Here’s when life insurance does become taxable in Canada:
What happens if you don’t designate a beneficiary on your life insurance policy? Your estate will automatically become your beneficiary when you die. And when your beneficiary is your estate rather than an actual person, your death benefit might be taxable.
Keep in mind that if your death benefit gets paid out to your estate, it’ll also increase the total value of your estate. As a result, you might have to pay out even more to the CRA in taxes when you die and the executor of your estate files your final tax return.
Because your death benefit can be taxable when you leave it to your estate, financial experts recommend naming an individual as the beneficiary on your life insurance policy. Remember that you can designate multiple beneficiaries on your policy, so you don’t have to single someone out as your favourite when you choose a beneficiary (unless you want to, of course).
You also can and should update your beneficiary information as your relationships and financial responsibilities change over time. Your beneficiary information isn’t set in stone when you buy your policy.
As we mentioned earlier, permanent life insurance policies include a cash value. This cash value can earn interest over the course of your policy. Unfortunately, unlike a death benefit, income earned as interest is usually taxable by the CRA. And the interest earned on the cash value of a permanent policy is no exception.
This means that if you decide to surrender your permanent life insurance policy before you die and get the cash value in return, you’ll pay taxes on the amount you earned in interest on the cash value.
The cash value of your policy will also be taxable if your death benefit isn’t paid out to your beneficiary right after you die. Specifically, in your policy, you can specify that your insurer should hold on to your death benefit for a certain period of time after your death before paying it out. In this case, the cash value of your policy will continue to earn interest until your death benefit is paid out. Your beneficiary will be taxed on the interest earned when they receive your death benefit.
You can use your life insurance policy as collateral for a loan that you take out. This means that if you die, your loan provider will first get to use the money in your death benefit to pay off any outstanding balance on the loan.
If there’s money left in your death benefit after this point, your beneficiary will receive the rest, and they won’t be taxed on it. But if there wasn’t enough money in your death benefit to pay off the loan, your beneficiary will have to pay taxes on the outstanding loan balance.
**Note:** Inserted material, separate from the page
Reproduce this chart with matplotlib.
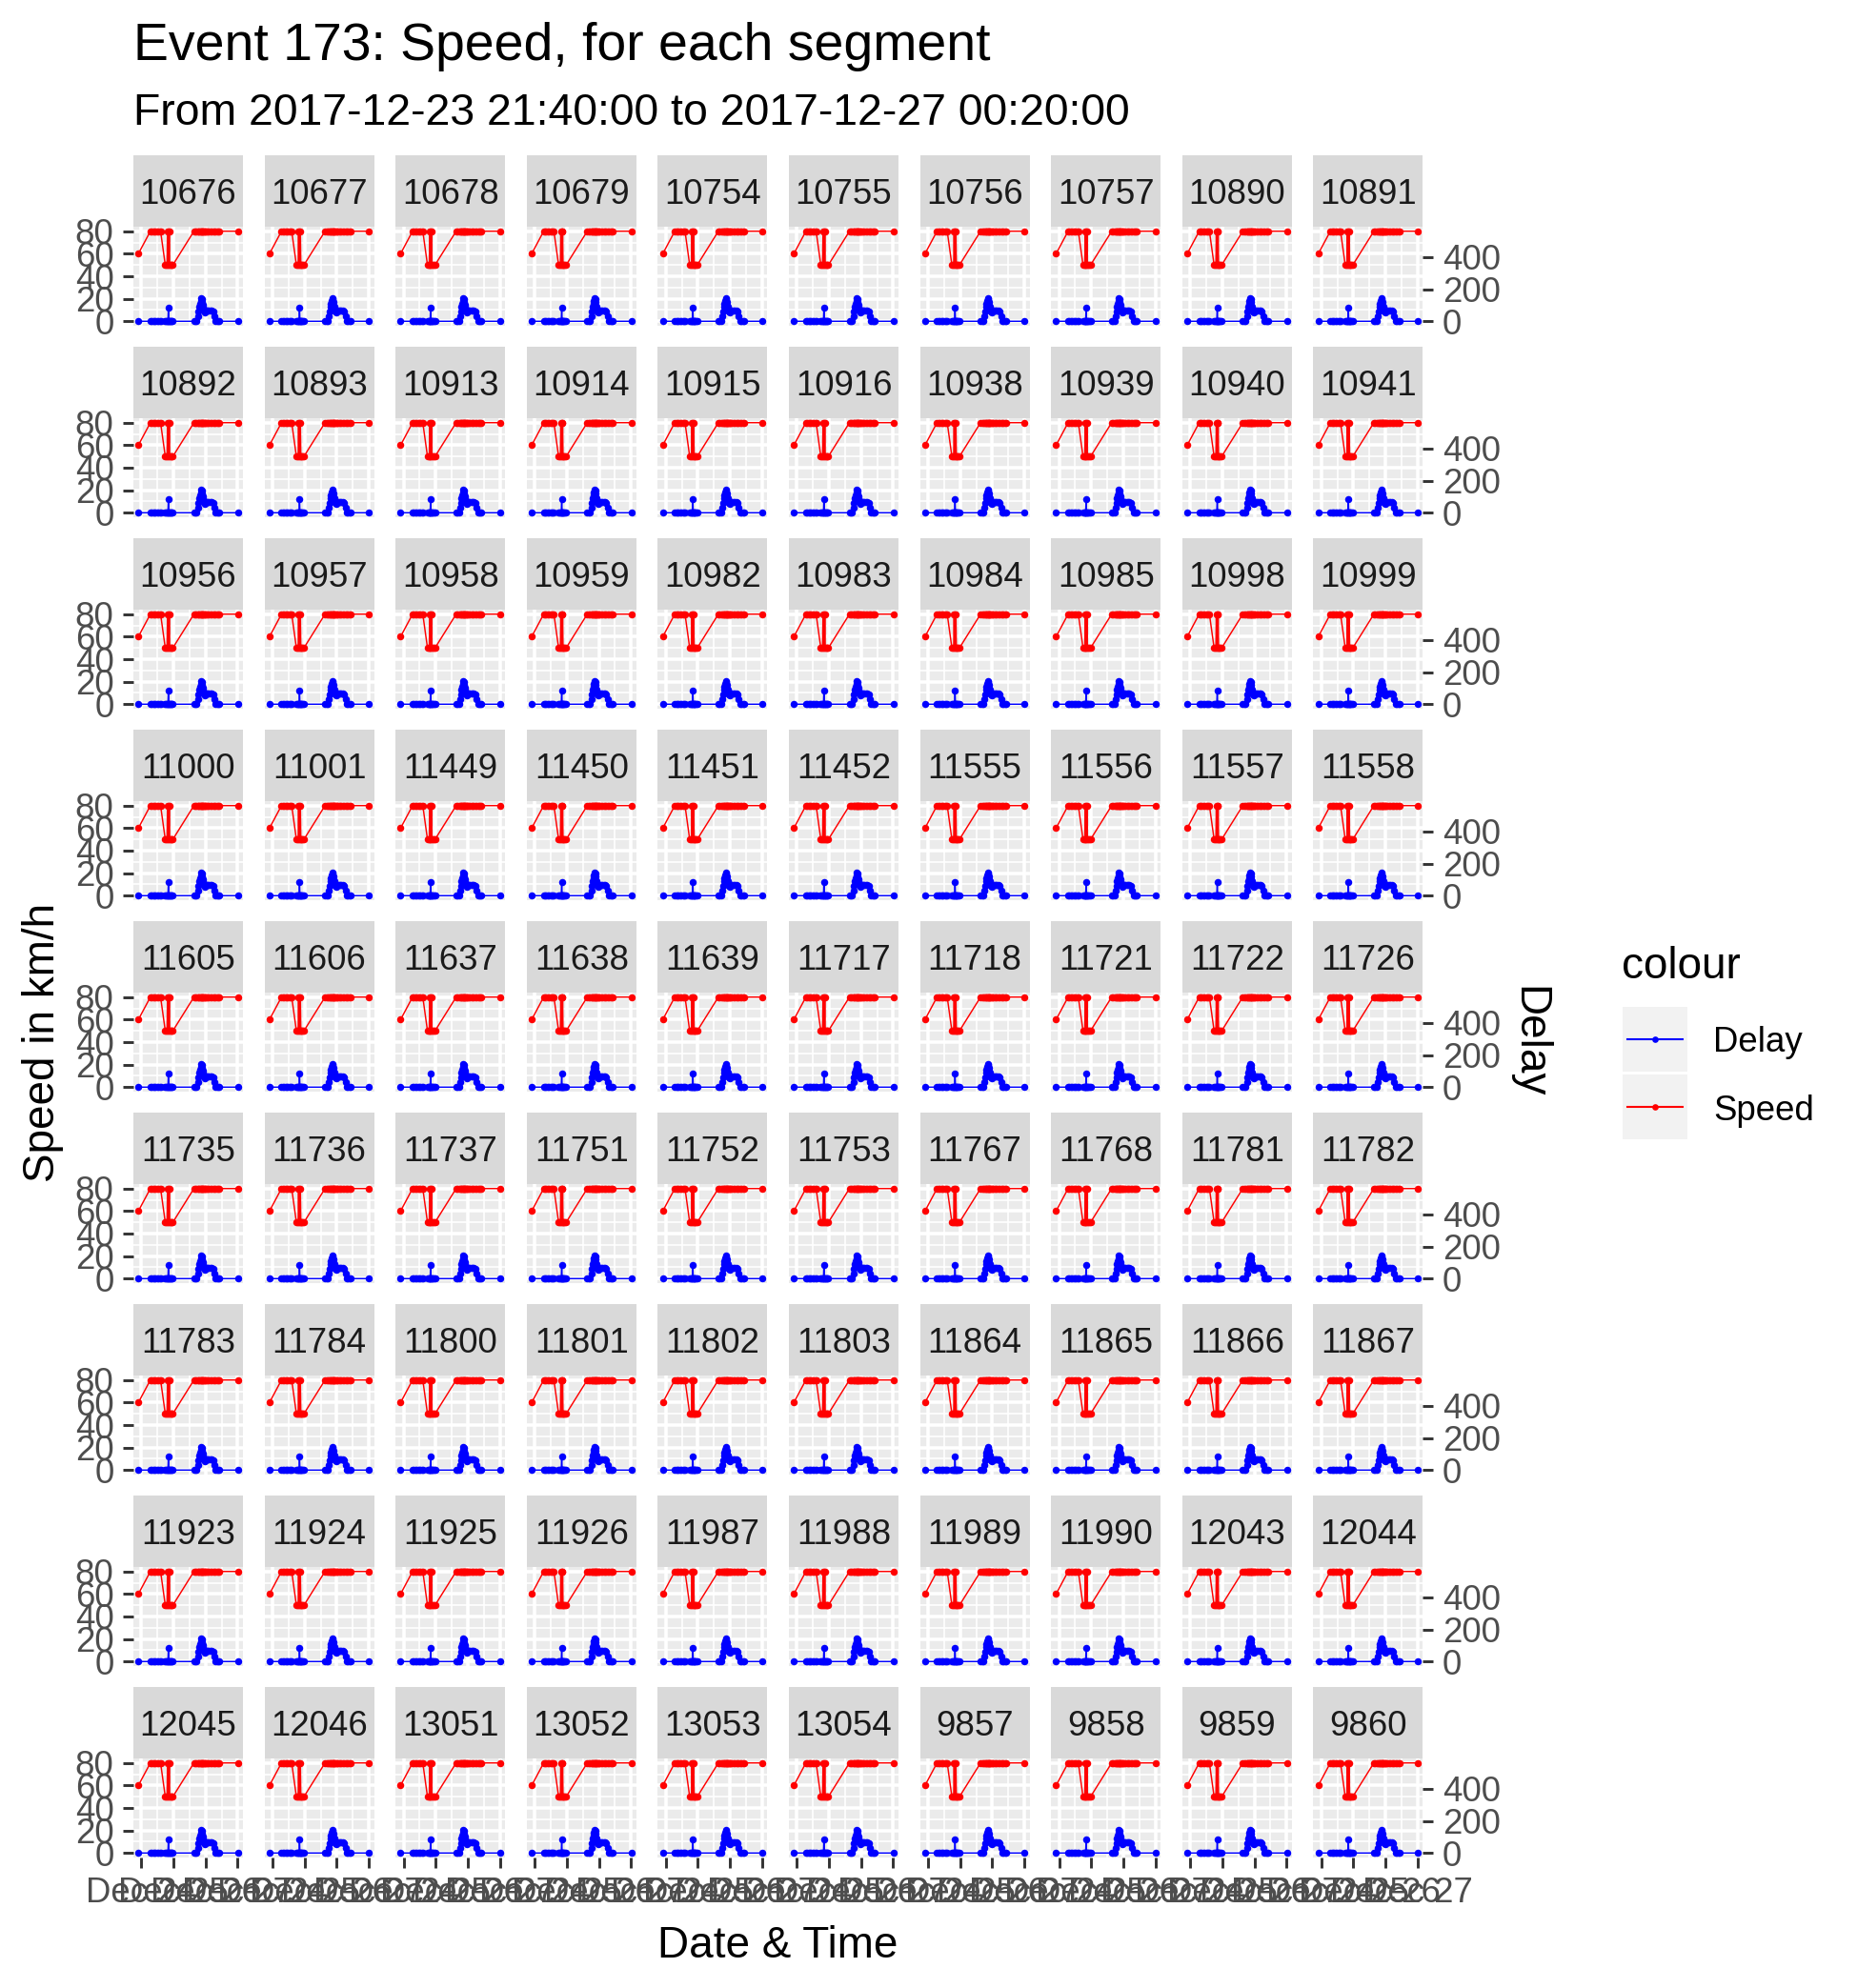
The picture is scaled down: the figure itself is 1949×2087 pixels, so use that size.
import matplotlib
matplotlib.use("Agg")
import matplotlib.pyplot as plt
from matplotlib.patches import Rectangle
from matplotlib.lines import Line2D

plt.rcParams['font.family'] = ['Liberation Sans', 'DejaVu Sans']

# segment ids, one facet each
segments = [
    "10676", "10677", "10678", "10679", "10754", "10755", "10756", "10757", "10890", "10891",
    "10892", "10893", "10913", "10914", "10915", "10916", "10938", "10939", "10940", "10941",
    "10956", "10957", "10958", "10959", "10982", "10983", "10984", "10985", "10998", "10999",
    "11000", "11001", "11449", "11450", "11451", "11452", "11555", "11556", "11557", "11558",
    "11605", "11606", "11637", "11638", "11639", "11717", "11718", "11721", "11722", "11726",
    "11735", "11736", "11737", "11751", "11752", "11753", "11767", "11768", "11781", "11782",
    "11783", "11784", "11800", "11801", "11802", "11803", "11864", "11865", "11866", "11867",
    "11923", "11924", "11925", "11926", "11987", "11988", "11989", "11990", "12043", "12044",
    "12045", "12046", "13051", "13052", "13053", "13054", "9857", "9858", "9859", "9860",
]

# hours after 2017-12-24 00:00 (first = 2017-12-23 21:40, last = 2017-12-27 00:20)
hours = [-2.33, 6.67, 7.67, 8.67, 9.67, 10.67, 11.67, 12.67, 13.67, 14.33,
         17.83, 18.5, 19.17, 19.5, 19.83, 20.17, 20.5, 20.83, 21.17, 21.5, 22.17, 22.83, 23.5,
         39.33, 40.33, 41.33, 42.33, 42.83, 43.33, 43.83, 44.33, 44.83, 45.17, 45.5, 45.83,
         46.17, 46.67, 47.17, 47.67, 48.17, 48.67, 49.67, 50.67, 51.67, 52.67, 53.67, 54.67,
         55.67, 56.67, 57.67, 58.33,
         72.33]
speed = [60, 80, 80, 80, 80, 80, 80, 80, 80, 80,
         50, 50, 50, 80, 50, 80, 50, 80, 50, 50, 50, 50, 50,
         80, 80, 80, 80, 80, 80, 80, 80, 80, 80, 80, 80,
         80, 80, 80, 80, 80, 80, 80, 80, 80, 80, 80, 80,
         80, 80, 80, 80,
         80]
delay = [0, 0, 0, 0, 0, 0, 0, 0, 0, 0,
         0, 0, 0, 0, 0, 85, 0, 0, 0, 0, 0, 0, 0,
         0, 0, 0, 30, 60, 90, 110, 125, 141, 135, 120, 105,
         90, 75, 60, 55, 65, 65, 65, 65, 65, 65, 60, 30,
         0, 0, 0, 0,
         0]
delay_scale = 7  # delay is drawn as delay / 7 on the speed axis

x_ticks = [0, 24, 48, 72]
x_labels = ["Dec 24", "Dec 25", "Dec 26", "Dec 27"]
y_ticks = [0, 20, 40, 60, 80]
delay_ticks = [0, 200, 400]

W, H = 1949, 2087
fig = plt.figure(figsize=(W / 300, H / 300), dpi=300)

left0, pw, pitch_x = 140, 115, 137.6
top0, strip_h, ph, pitch_y = 163, 75, 104, 201
ncol = 10

tick_len = 2.7
tick_w = 0.7
grey30 = "#4D4D4D"
grey20 = "#333333"

delay_plot = [d / delay_scale for d in delay]
span = hours[-1] - hours[0]
xlim = (hours[0] - 0.05 * span, hours[-1] + 0.05 * span)

for i, seg in enumerate(segments):
    r, c = divmod(i, ncol)
    x0 = left0 + c * pitch_x
    st = top0 + r * pitch_y
    pt = st + strip_h

    strip = fig.add_axes([x0 / W, 1 - pt / H, pw / W, strip_h / H])
    strip.set_facecolor("#D9D9D9")
    strip.set_xticks([])
    strip.set_yticks([])
    for s in strip.spines.values():
        s.set_visible(False)
    strip.text(0.5, 0.5, seg, ha="center", va="center_baseline", fontsize=8.8,
               color="#1A1A1A", transform=strip.transAxes)

    ax = fig.add_axes([x0 / W, 1 - (pt + ph) / H, pw / W, ph / H])
    ax.set_facecolor("#EBEBEB")
    for s in ax.spines.values():
        s.set_visible(False)
    ax.set_xlim(*xlim)
    ax.set_ylim(-4, 84)
    ax.set_xticks(x_ticks)
    ax.set_xticks([12, 36, 60], minor=True)
    ax.set_yticks(y_ticks)
    ax.set_yticks([10, 30, 50, 70], minor=True)
    ax.grid(which="major", color="white", lw=0.85)
    ax.grid(which="minor", color="white", lw=0.4)
    ax.set_axisbelow(True)
    ax.tick_params(which="minor", length=0)
    ax.tick_params(which="major", length=tick_len, width=tick_w, color=grey20,
                   labelsize=8.8, labelcolor=grey30, pad=2.2)

    ax.plot(hours, speed, color="red", lw=0.35, marker="o", ms=1.8, mew=0, zorder=3)
    ax.plot(hours, delay_plot, color="blue", lw=0.35, marker="o", ms=1.8, mew=0, zorder=3)

    if c == 0:
        ax.set_yticklabels([str(v) for v in y_ticks])
    else:
        ax.tick_params(axis="y", length=0, labelleft=False)
    if r == 8:
        ax.set_xticklabels(x_labels)
    else:
        ax.tick_params(axis="x", length=0, labelbottom=False)

    if c == ncol - 1:
        sec = ax.secondary_yaxis("right", functions=(lambda s: s * delay_scale,
                                                      lambda d: d / delay_scale))
        sec.set_yticks(delay_ticks)
        sec.spines["right"].set_visible(False)
        sec.tick_params(length=tick_len, width=tick_w, color=grey20,
                        labelsize=8.8, labelcolor=grey30, pad=2.2)

# titles
fig.text(140 / W, 1 - 63 / H, "Event 173: Speed, for each segment", fontsize=13.3,
         va="baseline", ha="left")
fig.text(140 / W, 1 - 131 / H, "From 2017-12-23 21:40:00 to 2017-12-27 00:20:00",
         fontsize=11.15, va="baseline", ha="left")
fig.text(45 / W, 1 - 1094 / H, "Speed in km/h", rotation=90, fontsize=11,
         ha="center", va="center")
fig.text(1604 / W, 1 - 1094 / H, "Delay", rotation=-90, fontsize=11,
         ha="center", va="center")
fig.text(816.5 / W, 1 - 2043 / H, "Date & Time", fontsize=11, ha="center", va="center")

# legend, drawn in pixel coordinates
ov = fig.add_axes([0, 0, 1, 1])
ov.set_xlim(0, W)
ov.set_ylim(H, 0)
ov.axis("off")
ov.text(1702, 1027, "colour", fontsize=11, va="baseline", ha="left")
for k, (name, col) in enumerate([("Delay", "blue"), ("Speed", "red")]):
    ky = 1057 + k * 71
    ov.add_patch(Rectangle((1703, ky), 68, 68, facecolor="#F2F2F2", edgecolor="none"))
    cy = ky + 34
    ov.add_line(Line2D([1708, 1766], [cy, cy], color=col, lw=0.5))
    ov.plot([1737], [cy], "o", color=col, ms=1.6, mew=0)
    ov.text(1798, cy, name, fontsize=8.8, va="center_baseline", ha="left")

fig.savefig("out.png", dpi=300)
You can legally sell your life insurance policy to somebody else if you live in Saskatchewan, Quebec, New Brunswick, or Nova Scotia. The buyer will take on the responsibility of paying the premiums and designate a new beneficiary. You’ll give up all rights to the policy and any benefits you originally paid for. And in addition to this, you could get taxed on the money you make from selling your policy.
How much will you have to pay in taxes if you sell your policy? It’ll depend on the type of policy you had, the amount you paid into it while you held it, the amount you made by selling it, and whether the policy had a cash value.
What if you’re a beneficiary and you’ve received a life insurance payout? What do you need to report on your annual tax return?
If you received just a death benefit without any interest earned, it’s pretty simple. You don’t have to report the death benefit as taxable income on your return.
However, you will have to report the interest as income on your tax return if it was received as part of the payout. The insurance company will send you a T5 slip that specifies the amount you need to include on your return. Follow the same process if you’re the owner of a policy with a cash value and you decide to surrender your policy.
No one wants to pay more in taxes than they have to. It’s understandable that you might be concerned that you or your beneficiary could be taxed heavily on your life insurance policy.
Fortunately, if you’re wondering “Is life insurance taxable in Canada?” the answer is usually “no.”
You can give your family a financial safety net without worrying that it’ll get eaten up by the CRA.